Flagler Access Center Is Now Flagler ’s Only Mental Health Facility

Flagler County now has a long-awaited mental health facility located at 103 East Moody Boulevard. This space has hosted many activities over the years. It was a law library. Then it became the Bunnell Branch Library in 2004, followed by Sally’s Safe Haven, a then-much needed location for supervised visitations of children by parents under court restrictions which opened in 2014.
The library has since moved to a much smaller location at Marvin’s Garden, and Sally’s Safe Haven was quietly closed in September, its operations shifted, two days a week, to the public library in Palm Coast.
Flagler Access Center, a mostly government funded behavioral health center operated by SMA Healthcare will focus on adults’ mental health and drug addiction, and individuals may walk in and seek help.
They may not necessarily get the help they’ll need immediately. But they’ll be directed to available resources. And for Flagler County Sheriff’s deputies, they’ll bring their Baker Acts–which can number three to five per shift, according to the sheriff–to this new location, as opposed to one on Justice Lane.
“It’s our hope in the Sheriff’s Office that with this facility and the partnership between state, local government and private partners, that the number of Baker Acts can be reduced, people can get the help that they need,” and suicide investigations reduced, Staly said.
Based on the latest figures available, Flagler’s suicide rate, at 20.9 per 100,000, placed it 20th in the state in 2020. Union and Holmes counties were first and second, with rates exceeding 35 per 100,000, but both are very small counties that combined had 12 suicides. Putnam was third, with 22 suicides in 2020, or a rate of 31.6 per 100,000. Flagler County had 25 suicides in 2020. Flagler was 24th in the state in 2019, eighth in 2018 (when it had record gun deaths in the county). What is unquestionable, however, is that it is inaccurate anymore to refer to Flagler as having anywhere near a leading suicide rate in the state.
“The goal of this partnership is to seek to eliminate some of the barriers to mental health access for citizens of Flagler County,” Ivan A. Cosimi, chief executive officer of SMA Healthcare, said at the ribbon cutting ceremony in January, citing Flagler Health+ (the organization behind Flagler Hospital in St. Augustine) as another partner that’ll have a presence at the center. The county’s transportation department will be providing transport to individuals’ appointments at the center, free of charge. Cosimi said substance abuse disorders and mental health issues will be a focus.

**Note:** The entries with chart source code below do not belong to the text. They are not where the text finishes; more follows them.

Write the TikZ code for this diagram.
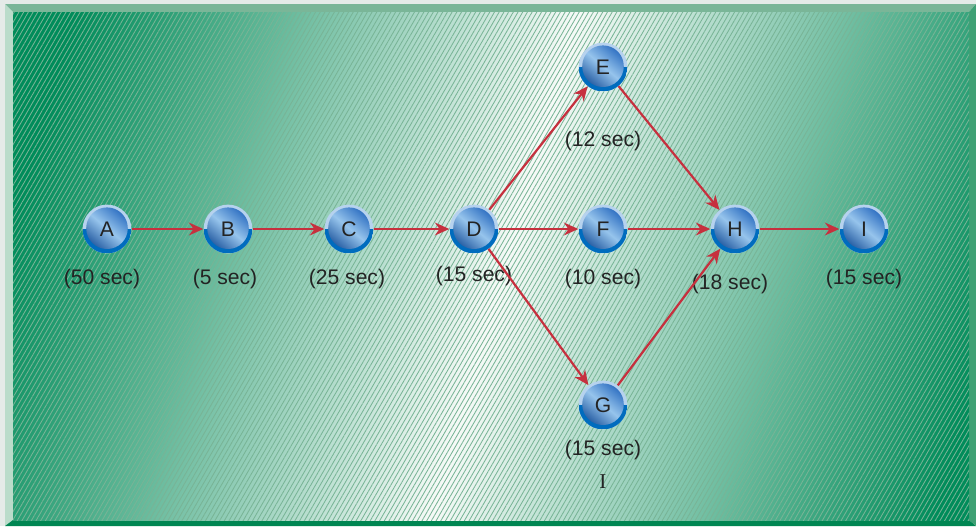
\documentclass[tikz,border=0pt]{standalone}
\usepackage{fontspec}
\setmainfont{Liberation Sans}
\newfontfamily\labelSerif{Liberation Serif}
\usetikzlibrary{arrows.meta,patterns.meta}
\definecolor{frameBack}{RGB}{229,235,232}
\definecolor{bevelTop}{RGB}{122,182,152}
\definecolor{bevelLeft}{RGB}{186,220,202}
\definecolor{bevelRight}{RGB}{62,160,116}
\definecolor{bevelBottom}{RGB}{0,134,82}
\definecolor{sheenDark}{RGB}{0,140,90}
\definecolor{sheenLight}{RGB}{246,250,247}
\definecolor{hatchTone}{RGB}{120,180,150}
\definecolor{rimLight}{RGB}{182,210,238}
\definecolor{rimDark}{RGB}{0,108,190}
\definecolor{ballBlue}{RGB}{52,116,196}
\definecolor{ballHi}{RGB}{150,196,236}
\definecolor{arrowRed}{RGB}{198,48,62}
\definecolor{textDark}{RGB}{35,35,35}
\pgfdeclarehorizontalshading{greenSheen}{100bp}{color(0bp)=(sheenDark); color(30bp)=(sheenDark); color(50bp)=(sheenLight); color(70bp)=(sheenDark); color(100bp)=(sheenDark)}
\tikzset{
  flowStep/.style={circle, minimum size=12.2mm, inner sep=0pt, fill=rimLight, text=textDark, font=\fontsize{15}{18}\selectfont,
    path picture={
      \fill[rimDark] (path picture bounding box.west) rectangle (path picture bounding box.south east);
      \shade[left color=ballBlue, right color=ballBlue!85!black, middle color=ballHi, shading angle=-40] ([yshift=0.2mm]path picture bounding box.center) circle[radius=5.2mm];
    }},
  flowTime/.style={text=textDark, inner sep=1pt, font=\fontsize{15}{18}\selectfont},
  flowArrow/.style={-{Stealth[length=3.6mm, width=3.2mm]}, line width=0.55mm, draw=arrowRed}
}
\begin{document}
\begin{tikzpicture}[x=0.25mm, y=-0.25mm]
  \useasboundingbox (0,0) rectangle (976,526);
  % frame
  \fill[frameBack] (0,0) rectangle (976,526);
  \fill[bevelTop] (5,4) -- (976,4) -- (969,12) -- (13,12) -- cycle;
  \fill[bevelLeft] (5,4) -- (13,12) -- (13,520) -- (5,526) -- cycle;
  \fill[bevelBottom] (5,526) -- (13,520) -- (969,520) -- (976,526) -- cycle;
  \fill[bevelRight] (976,4) -- (969,12) -- (969,520) -- (976,526) -- cycle;
  \begin{scope}
    \clip (13,12) rectangle (969,520);
    \shade[shading=greenSheen, transform canvas={rotate around={-16:(505,266)}}] (-100,-150) rectangle (1110,680);
  \end{scope}
  \fill[pattern={Lines[angle=60, distance=2.9pt, line width=0.6pt]}, pattern color=hatchTone, fill opacity=0.14] (13,12) rectangle (969,520);

  % steps
  \node[flowStep] (A) at (107,229) {A};
  \node[flowStep] (B) at (228,229) {B};
  \node[flowStep] (C) at (349,229) {C};
  \node[flowStep] (D) at (474,229) {D};
  \node[flowStep] (E) at (603,67) {E};
  \node[flowStep] (F) at (603,229) {F};
  \node[flowStep] (G) at (603,405) {G};
  \node[flowStep] (H) at (735,229) {H};
  \node[flowStep] (I) at (864,229) {I};

  % times
  \node[flowTime] (tA) at (102,279) {(50 sec)};
  \node[flowTime] (tB) at (225,279) {(5 sec)};
  \node[flowTime] (tC) at (347,279) {(25 sec)};
  \node[flowTime] (tD) at (474,276) {(15 sec)};
  \node[flowTime] (tE) at (603,141) {(12 sec)};
  \node[flowTime] (tF) at (603,279) {(10 sec)};
  \node[flowTime] (tG) at (603,450) {(15 sec)};
  \node[flowTime] (tH) at (730,284) {(18 sec)};
  \node[flowTime] (tI) at (864,279) {(15 sec)};
  \node[flowTime, font=\labelSerif\fontsize{15}{18}\selectfont] (mark) at (603,482) {I};

  % arrows
  \draw[flowArrow] (A) -- (B);
  \draw[flowArrow] (B) -- (C);
  \draw[flowArrow] (C) -- (D);
  \draw[flowArrow] (D) -- (E);
  \draw[flowArrow] (D) -- (F);
  \draw[flowArrow] (D) -- (G);
  \draw[flowArrow] (E) -- (H);
  \draw[flowArrow] (F) -- (H);
  \draw[flowArrow] (G) -- (H);
  \draw[flowArrow] (H) -- (I);
\end{tikzpicture}
\end{document}
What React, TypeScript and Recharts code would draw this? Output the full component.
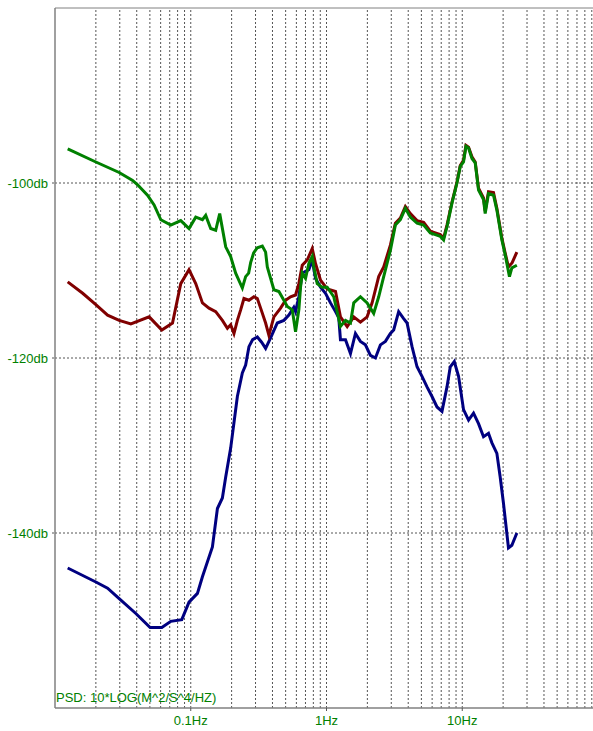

Cosimi said the Legislature appropriated $275,000 for the center for this year alone. Cosimi has to lobby legislators to ensure that funding continues. The $275,000 is in addition to other funds SMA is budgeting for the center, where six staffers will be located. Petito said the county still has $120,000 in federal aid dollars that could be spent on mental health services.
Palm Coast mayir David alfin was inable to attend that ceremony but sent a statment of support: “We are proud to have that facility being a first step in addressing the mental health deficits that we suffer here throughout the county and with the city,” Alfin said. “I certainly want the county to know that we support their efforts in looking for solutions for mental health for the future.”